# Data shown

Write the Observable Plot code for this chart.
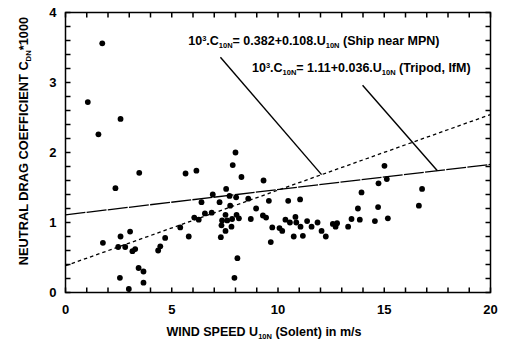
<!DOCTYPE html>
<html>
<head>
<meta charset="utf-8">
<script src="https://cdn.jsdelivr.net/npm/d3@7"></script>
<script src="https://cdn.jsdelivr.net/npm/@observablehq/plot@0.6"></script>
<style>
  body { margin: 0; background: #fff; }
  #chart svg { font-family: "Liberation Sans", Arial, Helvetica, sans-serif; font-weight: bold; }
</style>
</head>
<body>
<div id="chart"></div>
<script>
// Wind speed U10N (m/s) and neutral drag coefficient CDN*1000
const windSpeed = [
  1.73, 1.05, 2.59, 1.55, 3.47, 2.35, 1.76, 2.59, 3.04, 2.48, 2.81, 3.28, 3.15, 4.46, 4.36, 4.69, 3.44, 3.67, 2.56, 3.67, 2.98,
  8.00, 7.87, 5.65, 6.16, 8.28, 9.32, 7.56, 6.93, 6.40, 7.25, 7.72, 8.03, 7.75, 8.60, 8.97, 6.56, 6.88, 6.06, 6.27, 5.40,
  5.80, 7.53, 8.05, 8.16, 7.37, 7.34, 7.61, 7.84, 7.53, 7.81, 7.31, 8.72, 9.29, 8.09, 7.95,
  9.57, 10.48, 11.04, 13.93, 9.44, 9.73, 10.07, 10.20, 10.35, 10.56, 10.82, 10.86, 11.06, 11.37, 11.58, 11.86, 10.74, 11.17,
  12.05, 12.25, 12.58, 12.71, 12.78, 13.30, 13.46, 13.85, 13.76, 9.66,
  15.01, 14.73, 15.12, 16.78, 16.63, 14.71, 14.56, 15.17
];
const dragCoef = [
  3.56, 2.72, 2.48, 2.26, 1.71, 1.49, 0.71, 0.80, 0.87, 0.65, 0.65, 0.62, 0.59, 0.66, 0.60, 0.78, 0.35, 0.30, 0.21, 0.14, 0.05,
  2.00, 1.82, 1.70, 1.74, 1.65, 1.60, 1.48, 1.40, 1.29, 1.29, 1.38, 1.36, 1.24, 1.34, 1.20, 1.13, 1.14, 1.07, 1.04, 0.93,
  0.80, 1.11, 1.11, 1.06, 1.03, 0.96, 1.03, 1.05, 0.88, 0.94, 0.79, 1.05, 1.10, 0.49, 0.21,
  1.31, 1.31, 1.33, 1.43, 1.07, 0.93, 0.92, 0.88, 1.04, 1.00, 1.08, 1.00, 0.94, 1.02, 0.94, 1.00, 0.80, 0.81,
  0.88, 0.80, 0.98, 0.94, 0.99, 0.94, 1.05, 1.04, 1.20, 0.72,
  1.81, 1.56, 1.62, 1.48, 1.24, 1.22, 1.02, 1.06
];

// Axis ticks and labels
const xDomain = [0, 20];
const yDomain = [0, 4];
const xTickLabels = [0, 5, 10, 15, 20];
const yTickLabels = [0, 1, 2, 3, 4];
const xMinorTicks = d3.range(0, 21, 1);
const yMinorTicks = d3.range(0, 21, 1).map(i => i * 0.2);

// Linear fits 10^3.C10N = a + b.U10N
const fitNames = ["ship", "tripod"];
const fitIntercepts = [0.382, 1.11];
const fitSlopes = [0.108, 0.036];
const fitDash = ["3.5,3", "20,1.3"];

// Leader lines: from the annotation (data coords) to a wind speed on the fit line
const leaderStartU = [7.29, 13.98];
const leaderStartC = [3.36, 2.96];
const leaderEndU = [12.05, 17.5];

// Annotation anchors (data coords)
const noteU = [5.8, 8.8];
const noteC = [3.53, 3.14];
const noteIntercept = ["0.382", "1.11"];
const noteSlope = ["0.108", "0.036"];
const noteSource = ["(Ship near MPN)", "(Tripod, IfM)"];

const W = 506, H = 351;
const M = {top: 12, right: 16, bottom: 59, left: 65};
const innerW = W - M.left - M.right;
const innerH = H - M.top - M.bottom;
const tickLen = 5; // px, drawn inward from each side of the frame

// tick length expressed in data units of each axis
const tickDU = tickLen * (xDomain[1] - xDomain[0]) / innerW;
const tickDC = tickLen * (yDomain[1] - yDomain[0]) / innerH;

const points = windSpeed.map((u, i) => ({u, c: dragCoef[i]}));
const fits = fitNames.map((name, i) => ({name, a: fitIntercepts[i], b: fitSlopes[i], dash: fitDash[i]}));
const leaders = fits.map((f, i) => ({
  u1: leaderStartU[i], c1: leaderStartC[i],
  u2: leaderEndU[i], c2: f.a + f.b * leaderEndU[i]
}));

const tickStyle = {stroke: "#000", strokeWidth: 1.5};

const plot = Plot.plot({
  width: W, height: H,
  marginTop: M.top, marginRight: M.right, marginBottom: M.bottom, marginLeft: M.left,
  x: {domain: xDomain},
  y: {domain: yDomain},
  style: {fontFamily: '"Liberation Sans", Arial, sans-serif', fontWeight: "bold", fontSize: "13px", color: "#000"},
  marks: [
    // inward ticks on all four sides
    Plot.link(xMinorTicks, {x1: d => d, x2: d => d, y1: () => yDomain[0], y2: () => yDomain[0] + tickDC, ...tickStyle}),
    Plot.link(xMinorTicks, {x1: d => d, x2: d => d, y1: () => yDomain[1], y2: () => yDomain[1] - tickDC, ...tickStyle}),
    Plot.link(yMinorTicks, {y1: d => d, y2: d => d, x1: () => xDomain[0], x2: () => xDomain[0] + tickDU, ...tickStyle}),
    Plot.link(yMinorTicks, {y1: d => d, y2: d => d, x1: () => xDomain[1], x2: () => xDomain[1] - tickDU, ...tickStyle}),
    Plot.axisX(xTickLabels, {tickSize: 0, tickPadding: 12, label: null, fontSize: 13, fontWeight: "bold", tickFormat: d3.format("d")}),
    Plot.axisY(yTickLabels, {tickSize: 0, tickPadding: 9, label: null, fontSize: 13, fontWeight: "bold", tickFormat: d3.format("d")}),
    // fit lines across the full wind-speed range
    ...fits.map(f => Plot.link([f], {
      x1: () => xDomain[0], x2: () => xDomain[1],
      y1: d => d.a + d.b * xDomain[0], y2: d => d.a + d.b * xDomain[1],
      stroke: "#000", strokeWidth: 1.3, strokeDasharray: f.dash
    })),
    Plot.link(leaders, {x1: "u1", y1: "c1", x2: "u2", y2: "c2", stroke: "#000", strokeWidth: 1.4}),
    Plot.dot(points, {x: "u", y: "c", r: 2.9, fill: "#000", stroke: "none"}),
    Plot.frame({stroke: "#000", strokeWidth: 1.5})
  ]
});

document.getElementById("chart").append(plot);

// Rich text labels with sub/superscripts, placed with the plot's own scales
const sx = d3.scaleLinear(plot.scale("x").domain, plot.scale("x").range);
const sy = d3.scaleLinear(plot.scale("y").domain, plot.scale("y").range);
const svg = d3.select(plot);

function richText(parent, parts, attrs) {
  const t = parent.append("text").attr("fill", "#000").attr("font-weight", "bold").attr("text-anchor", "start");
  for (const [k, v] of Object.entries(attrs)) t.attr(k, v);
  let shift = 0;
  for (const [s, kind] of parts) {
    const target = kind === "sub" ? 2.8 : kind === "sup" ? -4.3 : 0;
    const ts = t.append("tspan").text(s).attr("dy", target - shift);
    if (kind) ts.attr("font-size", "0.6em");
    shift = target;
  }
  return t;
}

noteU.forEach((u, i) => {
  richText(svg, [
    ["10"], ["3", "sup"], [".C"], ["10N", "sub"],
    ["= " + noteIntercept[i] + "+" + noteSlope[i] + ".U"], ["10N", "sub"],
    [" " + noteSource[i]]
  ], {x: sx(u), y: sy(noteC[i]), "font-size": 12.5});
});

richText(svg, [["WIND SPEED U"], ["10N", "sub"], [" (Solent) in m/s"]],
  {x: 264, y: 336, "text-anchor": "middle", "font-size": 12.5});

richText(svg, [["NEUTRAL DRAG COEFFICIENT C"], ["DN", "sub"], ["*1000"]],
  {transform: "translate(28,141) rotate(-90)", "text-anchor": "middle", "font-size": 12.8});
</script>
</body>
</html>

# What to do
Leave out the pictures and repeat exactly the lines from the start of the material through the line that contains "const yMinorTicks = d3.range(0, 21, 1).map(i", both included.

# Solution for this exercise
Write the Observable Plot code for this chart.
<!DOCTYPE html>
<html>
<head>
<meta charset="utf-8">
<script src="https://cdn.jsdelivr.net/npm/d3@7"></script>
<script src="https://cdn.jsdelivr.net/npm/@observablehq/plot@0.6"></script>
<style>
  body { margin: 0; background: #fff; }
  #chart svg { font-family: "Liberation Sans", Arial, Helvetica, sans-serif; font-weight: bold; }
</style>
</head>
<body>
<div id="chart"></div>
<script>
// Wind speed U10N (m/s) and neutral drag coefficient CDN*1000
const windSpeed = [
  1.73, 1.05, 2.59, 1.55, 3.47, 2.35, 1.76, 2.59, 3.04, 2.48, 2.81, 3.28, 3.15, 4.46, 4.36, 4.69, 3.44, 3.67, 2.56, 3.67, 2.98,
  8.00, 7.87, 5.65, 6.16, 8.28, 9.32, 7.56, 6.93, 6.40, 7.25, 7.72, 8.03, 7.75, 8.60, 8.97, 6.56, 6.88, 6.06, 6.27, 5.40,
  5.80, 7.53, 8.05, 8.16, 7.37, 7.34, 7.61, 7.84, 7.53, 7.81, 7.31, 8.72, 9.29, 8.09, 7.95,
  9.57, 10.48, 11.04, 13.93, 9.44, 9.73, 10.07, 10.20, 10.35, 10.56, 10.82, 10.86, 11.06, 11.37, 11.58, 11.86, 10.74, 11.17,
  12.05, 12.25, 12.58, 12.71, 12.78, 13.30, 13.46, 13.85, 13.76, 9.66,
  15.01, 14.73, 15.12, 16.78, 16.63, 14.71, 14.56, 15.17
];
const dragCoef = [
  3.56, 2.72, 2.48, 2.26, 1.71, 1.49, 0.71, 0.80, 0.87, 0.65, 0.65, 0.62, 0.59, 0.66, 0.60, 0.78, 0.35, 0.30, 0.21, 0.14, 0.05,
  2.00, 1.82, 1.70, 1.74, 1.65, 1.60, 1.48, 1.40, 1.29, 1.29, 1.38, 1.36, 1.24, 1.34, 1.20, 1.13, 1.14, 1.07, 1.04, 0.93,
  0.80, 1.11, 1.11, 1.06, 1.03, 0.96, 1.03, 1.05, 0.88, 0.94, 0.79, 1.05, 1.10, 0.49, 0.21,
  1.31, 1.31, 1.33, 1.43, 1.07, 0.93, 0.92, 0.88, 1.04, 1.00, 1.08, 1.00, 0.94, 1.02, 0.94, 1.00, 0.80, 0.81,
  0.88, 0.80, 0.98, 0.94, 0.99, 0.94, 1.05, 1.04, 1.20, 0.72,
  1.81, 1.56, 1.62, 1.48, 1.24, 1.22, 1.02, 1.06
];

// Axis ticks and labels
const xDomain = [0, 20];
const yDomain = [0, 4];
const xTickLabels = [0, 5, 10, 15, 20];
const yTickLabels = [0, 1, 2, 3, 4];
const xMinorTicks = d3.range(0, 21, 1);
const yMinorTicks = d3.range(0, 21, 1).map(i => i * 0.2);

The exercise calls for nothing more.